We'll see how it takes for companies to actually adopt such XR-glasses.

T-Mobile also noted that L4S enables teledriving for Vay, where precision and safety rely on real-time responsiveness and a high-quality video feed. "These examples of enterprise-grade use cases are where L4S shines, especially when paired with network slicing," the spokesperson said.

On the consumer side, the spokesperson noted that video calling will be "smoother and more natural" with L4S. They also said that gaming would be a key use case. "NVIDIA GeForce NOW already supports L4S, and with T-Mobile’s 5G Advanced network, the result is ultra-responsive, lag-free mobile gameplay that feels like you’re on a console," the spokesperson added.

L4S as an FWA-helper

Recon Analytics told Fierce that the upgrade both T-Mobile's mobile customers and its fixed wireless access (FWA) users. "L4S will improve all real-time application performance for both T-Mobile’s fixed and mobile users. With consumers I think where they will see the most noticeable improvement is gaming, especially those on T-Mobile’s FWA network," Daryl Schoolar told Fierce.

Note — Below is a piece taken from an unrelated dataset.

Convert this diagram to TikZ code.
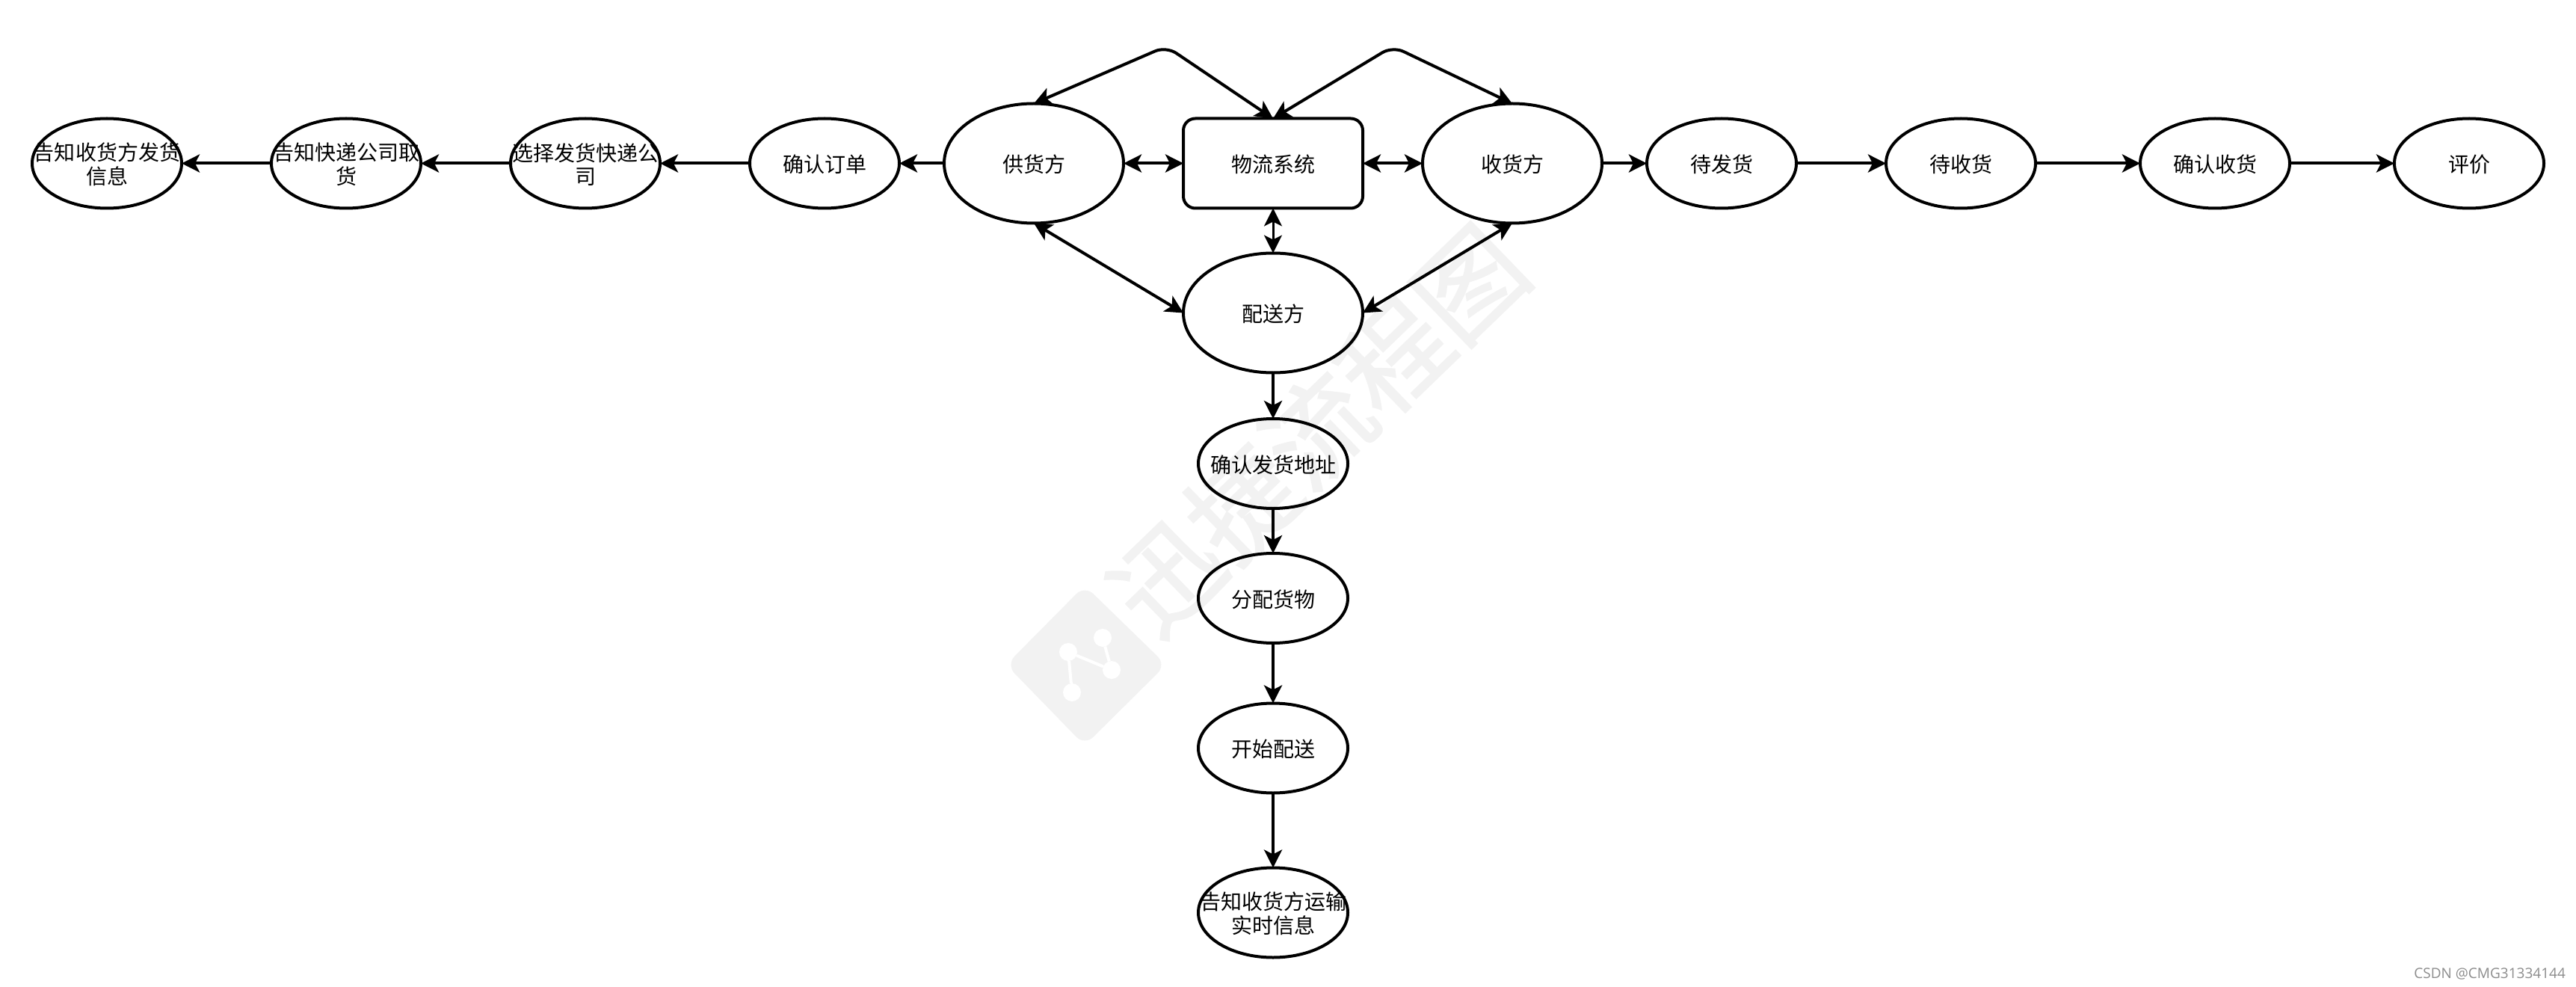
\documentclass[tikz,border=0pt]{standalone}
\usepackage{fontspec}
\setmainfont{Noto Sans CJK SC}
\newfontfamily\csdnfont{Open Sans}
\newfontfamily\wmfont[FakeBold=1.6]{Noto Sans CJK SC}
\usetikzlibrary{shapes.geometric,arrows.meta}
\definecolor{wm}{HTML}{F2F2F2}
\tikzset{
  x=1bp,y=-1bp,
  lab/.style={font=\fontsize{28bp}{31.5bp}\selectfont,align=center,inner sep=0pt,outer sep=0pt,yshift=-1.5bp},
  ell/.style={ellipse,draw=black,line width=4bp,inner sep=0pt,outer sep=0pt,minimum width=200bp,minimum height=120bp},
  big/.style={ell,minimum width=240bp,minimum height=160bp},
  sys/.style={rectangle,rounded corners=16bp,draw=black,line width=4bp,minimum width=240bp,minimum height=120bp,inner sep=0pt,outer sep=0pt},
  txt/.style={label={[lab]center:{#1}}},
  arr/.style={line width=4bp,-{Stealth[length=24bp,width=24bp,inset=6bp]}},
  dbl/.style={line width=4bp,{Stealth[length=24bp,width=24bp,inset=6bp]}-{Stealth[length=24bp,width=24bp,inset=6bp]}},
  thin dbl/.style={dbl,line width=3bp},
  wmtext/.style={text=wm,font=\wmfont\fontsize{141bp}{141bp}\selectfont,inner sep=0pt},
  wmdot/.style={circle,fill=white,minimum size=24bp,inner sep=0pt,outer sep=0pt},
}
\begin{document}
\begin{tikzpicture}
\useasboundingbox (0,0) rectangle (3446,1320);
\fill[white] (0,0) rectangle (3446,1320);
% watermark
\fill[wm,rounded corners=16bp] (1346,889) -- (1451,783) -- (1560,889) -- (1451,997) -- cycle;
\node[wmdot] (w1) at (1429,872) {};
\node[wmdot] (w2) at (1475,853) {};
\node[wmdot] (w3) at (1487,896) {};
\node[wmdot] (w4) at (1434,926) {};
\draw[white,line width=4bp] (w4) -- (w1) -- (w3) -- (w2);
\node[wmtext,rotate=44] (wmt) at (1763,575) {迅捷流程图};
% nodes
\node[ell,txt={告知收货方发货\\信息}] (n1) at (143,218.5) {};
\node[ell,txt={告知快递公司取\\货}] (n2) at (463,218.5) {};
\node[ell,txt={选择发货快递公\\司}] (n3) at (783,218.5) {};
\node[ell,txt={确认订单}] (n4) at (1103,218.5) {};
\node[big,txt={供货方}] (sup) at (1383,218.5) {};
\node[sys,txt={物流系统}] (log) at (1703,218.5) {};
\node[big,txt={收货方}] (rec) at (2023,218.5) {};
\node[big,txt={配送方}] (del) at (1703,418.5) {};
\node[ell,txt={待发货}] (r1) at (2303,218.5) {};
\node[ell,txt={待收货}] (r2) at (2623,218.5) {};
\node[ell,txt={确认收货}] (r3) at (2963,218.5) {};
\node[ell,txt={评价}] (r4) at (3303,218.5) {};
\node[ell,txt={确认发货地址}] (d1) at (1703,620) {};
\node[ell,txt={分配货物}] (d2) at (1703,800) {};
\node[ell,txt={开始配送}] (d3) at (1703,1000.5) {};
\node[ell,txt={告知收货方运输\\实时信息}] (d4) at (1703,1220.5) {};
\coordinate (peakL) at (1560,62);
\coordinate (peakR) at (1863,62);
% connectors
\draw[arr] (sup.west) -- (n4.east);
\draw[arr] (n4.west) -- (n3.east);
\draw[arr] (n3.west) -- (n2.east);
\draw[arr] (n2.west) -- (n1.east);
\draw[arr] (rec.east) -- (r1.west);
\draw[arr] (r1.east) -- (r2.west);
\draw[arr] (r2.east) -- (r3.west);
\draw[arr] (r3.east) -- (r4.west);
\draw[dbl] (sup.east) -- (log.west);
\draw[dbl] (log.east) -- (rec.west);
\draw[thin dbl] (log.south) -- (del.north);
\draw[dbl] (sup.south) -- (del.west);
\draw[dbl] (rec.south) -- (del.east);
\draw[dbl,rounded corners=16bp] (sup.north) -- (peakL) -- (log.north);
\draw[dbl,rounded corners=16bp] (log.north) -- (peakR) -- (rec.north);
\draw[arr] (del.south) -- (d1.north);
\draw[arr] (d1.south) -- (d2.north);
\draw[arr] (d2.south) -- (d3.north);
\draw[arr] (d3.south) -- (d4.north);
% credit
\node[anchor=east,text=black!45,font=\csdnfont\fontsize{19bp}{22bp}\selectfont,inner sep=0pt] (credit) at (3432,1302) {CSDN @CMG31334144};
\end{tikzpicture}
\end{document}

Schoolar thinks this could increase help increase network traffic as "consumers and businesses who were previously frustrated with real time application performance now starting to use those applications more thanks to L4S."

Another standalone win

"The L4S capability is network-side and works automatically when supported by the applications or services they’re using – like FaceTime. Content providers handle mitigation and adaptation seamlessly in the background, so the end user gets an improved experience —no downloads, toggles, or settings are required," noted the T-Mobile Spokesperson. 

T-Mobile has previously said that its move to 5G-Advanced and the L4S upgrade was possible because it has a standalone network. As we've seen recently, the other two major U.S. are now slowly making their move into standalone. No word yet on when AT&T and Verizon will cut their video jitters.